=== WHAT TO PRODUCE ===
In the entries below, count every line containing "drawn". Reply with the number alone.

=== ENTRIES SUPPLIED ===
►

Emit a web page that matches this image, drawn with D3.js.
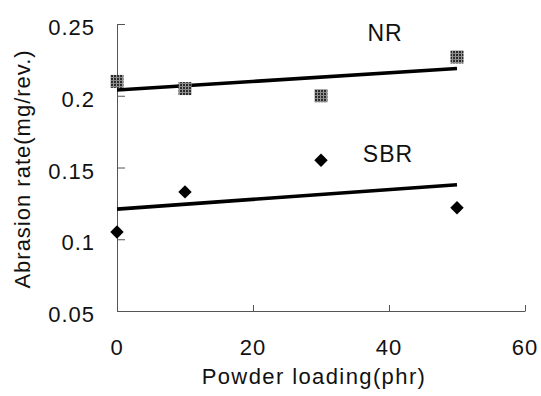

◄
►

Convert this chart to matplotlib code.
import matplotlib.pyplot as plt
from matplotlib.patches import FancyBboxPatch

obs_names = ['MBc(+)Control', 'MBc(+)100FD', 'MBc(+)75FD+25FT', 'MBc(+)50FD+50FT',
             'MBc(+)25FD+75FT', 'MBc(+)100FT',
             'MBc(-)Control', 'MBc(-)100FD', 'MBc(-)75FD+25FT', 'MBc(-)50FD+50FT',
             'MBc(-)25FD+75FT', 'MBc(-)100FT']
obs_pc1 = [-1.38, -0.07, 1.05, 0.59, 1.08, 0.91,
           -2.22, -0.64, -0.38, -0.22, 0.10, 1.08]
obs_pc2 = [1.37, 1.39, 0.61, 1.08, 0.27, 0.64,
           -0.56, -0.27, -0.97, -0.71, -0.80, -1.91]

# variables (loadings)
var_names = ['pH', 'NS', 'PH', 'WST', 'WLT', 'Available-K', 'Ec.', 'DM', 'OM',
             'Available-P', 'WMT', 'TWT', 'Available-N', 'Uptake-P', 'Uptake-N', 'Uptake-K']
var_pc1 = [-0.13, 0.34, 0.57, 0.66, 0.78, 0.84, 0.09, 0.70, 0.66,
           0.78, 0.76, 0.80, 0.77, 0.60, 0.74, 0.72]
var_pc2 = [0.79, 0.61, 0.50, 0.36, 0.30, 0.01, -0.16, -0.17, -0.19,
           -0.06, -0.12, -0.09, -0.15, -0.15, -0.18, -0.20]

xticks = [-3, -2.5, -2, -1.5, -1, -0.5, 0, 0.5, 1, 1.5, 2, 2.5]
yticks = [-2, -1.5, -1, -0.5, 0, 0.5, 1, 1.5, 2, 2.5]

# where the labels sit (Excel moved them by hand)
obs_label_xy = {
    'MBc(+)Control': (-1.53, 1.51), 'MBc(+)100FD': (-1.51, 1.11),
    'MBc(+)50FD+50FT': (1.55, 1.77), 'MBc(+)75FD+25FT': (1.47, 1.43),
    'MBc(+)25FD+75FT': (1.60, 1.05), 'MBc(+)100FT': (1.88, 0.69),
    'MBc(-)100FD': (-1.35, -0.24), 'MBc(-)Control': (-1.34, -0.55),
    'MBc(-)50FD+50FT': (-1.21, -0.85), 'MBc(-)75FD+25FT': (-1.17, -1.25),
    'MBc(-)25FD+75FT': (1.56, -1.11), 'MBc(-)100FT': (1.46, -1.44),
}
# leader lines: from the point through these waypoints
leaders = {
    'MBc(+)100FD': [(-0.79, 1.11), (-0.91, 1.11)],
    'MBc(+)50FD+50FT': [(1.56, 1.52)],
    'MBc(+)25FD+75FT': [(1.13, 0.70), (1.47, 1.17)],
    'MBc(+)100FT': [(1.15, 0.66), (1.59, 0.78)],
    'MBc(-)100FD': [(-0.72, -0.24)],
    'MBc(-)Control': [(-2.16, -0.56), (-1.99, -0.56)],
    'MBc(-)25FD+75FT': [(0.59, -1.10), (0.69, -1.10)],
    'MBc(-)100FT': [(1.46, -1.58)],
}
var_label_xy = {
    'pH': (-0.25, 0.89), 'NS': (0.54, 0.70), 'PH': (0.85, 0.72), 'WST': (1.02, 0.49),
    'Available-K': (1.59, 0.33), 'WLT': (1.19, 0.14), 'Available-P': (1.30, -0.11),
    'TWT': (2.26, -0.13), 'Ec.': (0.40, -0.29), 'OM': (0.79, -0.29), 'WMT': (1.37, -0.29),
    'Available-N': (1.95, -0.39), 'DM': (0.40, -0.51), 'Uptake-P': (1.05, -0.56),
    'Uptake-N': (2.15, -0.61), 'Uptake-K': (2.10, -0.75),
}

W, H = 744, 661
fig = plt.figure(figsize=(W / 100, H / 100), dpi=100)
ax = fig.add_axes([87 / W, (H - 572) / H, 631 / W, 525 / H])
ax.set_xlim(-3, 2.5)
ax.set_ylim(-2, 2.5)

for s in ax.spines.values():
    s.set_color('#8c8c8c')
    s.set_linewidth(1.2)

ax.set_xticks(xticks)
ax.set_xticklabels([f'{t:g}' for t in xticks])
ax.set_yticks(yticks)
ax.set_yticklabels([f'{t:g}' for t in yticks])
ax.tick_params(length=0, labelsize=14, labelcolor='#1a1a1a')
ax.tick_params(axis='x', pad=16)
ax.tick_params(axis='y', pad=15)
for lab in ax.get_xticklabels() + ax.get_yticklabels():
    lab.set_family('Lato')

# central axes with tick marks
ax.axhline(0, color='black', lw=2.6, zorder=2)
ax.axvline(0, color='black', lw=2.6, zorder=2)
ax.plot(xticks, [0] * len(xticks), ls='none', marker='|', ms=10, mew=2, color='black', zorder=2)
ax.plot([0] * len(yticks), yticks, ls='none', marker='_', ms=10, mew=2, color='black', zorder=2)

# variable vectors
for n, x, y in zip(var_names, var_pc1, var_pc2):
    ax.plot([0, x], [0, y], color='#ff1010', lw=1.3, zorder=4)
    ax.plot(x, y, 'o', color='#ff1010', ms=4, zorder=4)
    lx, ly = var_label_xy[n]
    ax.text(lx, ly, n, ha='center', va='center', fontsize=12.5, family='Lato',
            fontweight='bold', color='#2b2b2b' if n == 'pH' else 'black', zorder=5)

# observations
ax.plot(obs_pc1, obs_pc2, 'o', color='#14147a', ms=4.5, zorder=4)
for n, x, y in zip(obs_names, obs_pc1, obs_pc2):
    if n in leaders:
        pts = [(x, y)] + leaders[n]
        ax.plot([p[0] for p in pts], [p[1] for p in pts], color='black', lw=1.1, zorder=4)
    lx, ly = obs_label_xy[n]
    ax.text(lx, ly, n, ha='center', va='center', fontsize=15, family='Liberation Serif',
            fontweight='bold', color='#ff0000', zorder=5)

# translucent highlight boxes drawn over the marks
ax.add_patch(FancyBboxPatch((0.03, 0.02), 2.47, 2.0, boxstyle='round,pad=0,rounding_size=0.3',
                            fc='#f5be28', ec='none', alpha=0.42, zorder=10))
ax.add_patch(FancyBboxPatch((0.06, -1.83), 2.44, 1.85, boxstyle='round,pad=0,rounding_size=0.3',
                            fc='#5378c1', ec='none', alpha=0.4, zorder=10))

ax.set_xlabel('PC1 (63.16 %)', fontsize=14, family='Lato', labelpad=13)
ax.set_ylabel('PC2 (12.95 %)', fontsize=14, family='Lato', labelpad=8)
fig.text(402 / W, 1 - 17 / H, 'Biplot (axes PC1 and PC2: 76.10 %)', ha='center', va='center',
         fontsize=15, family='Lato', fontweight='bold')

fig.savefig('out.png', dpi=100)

◄

=== CORRECT RESPONSE ===
2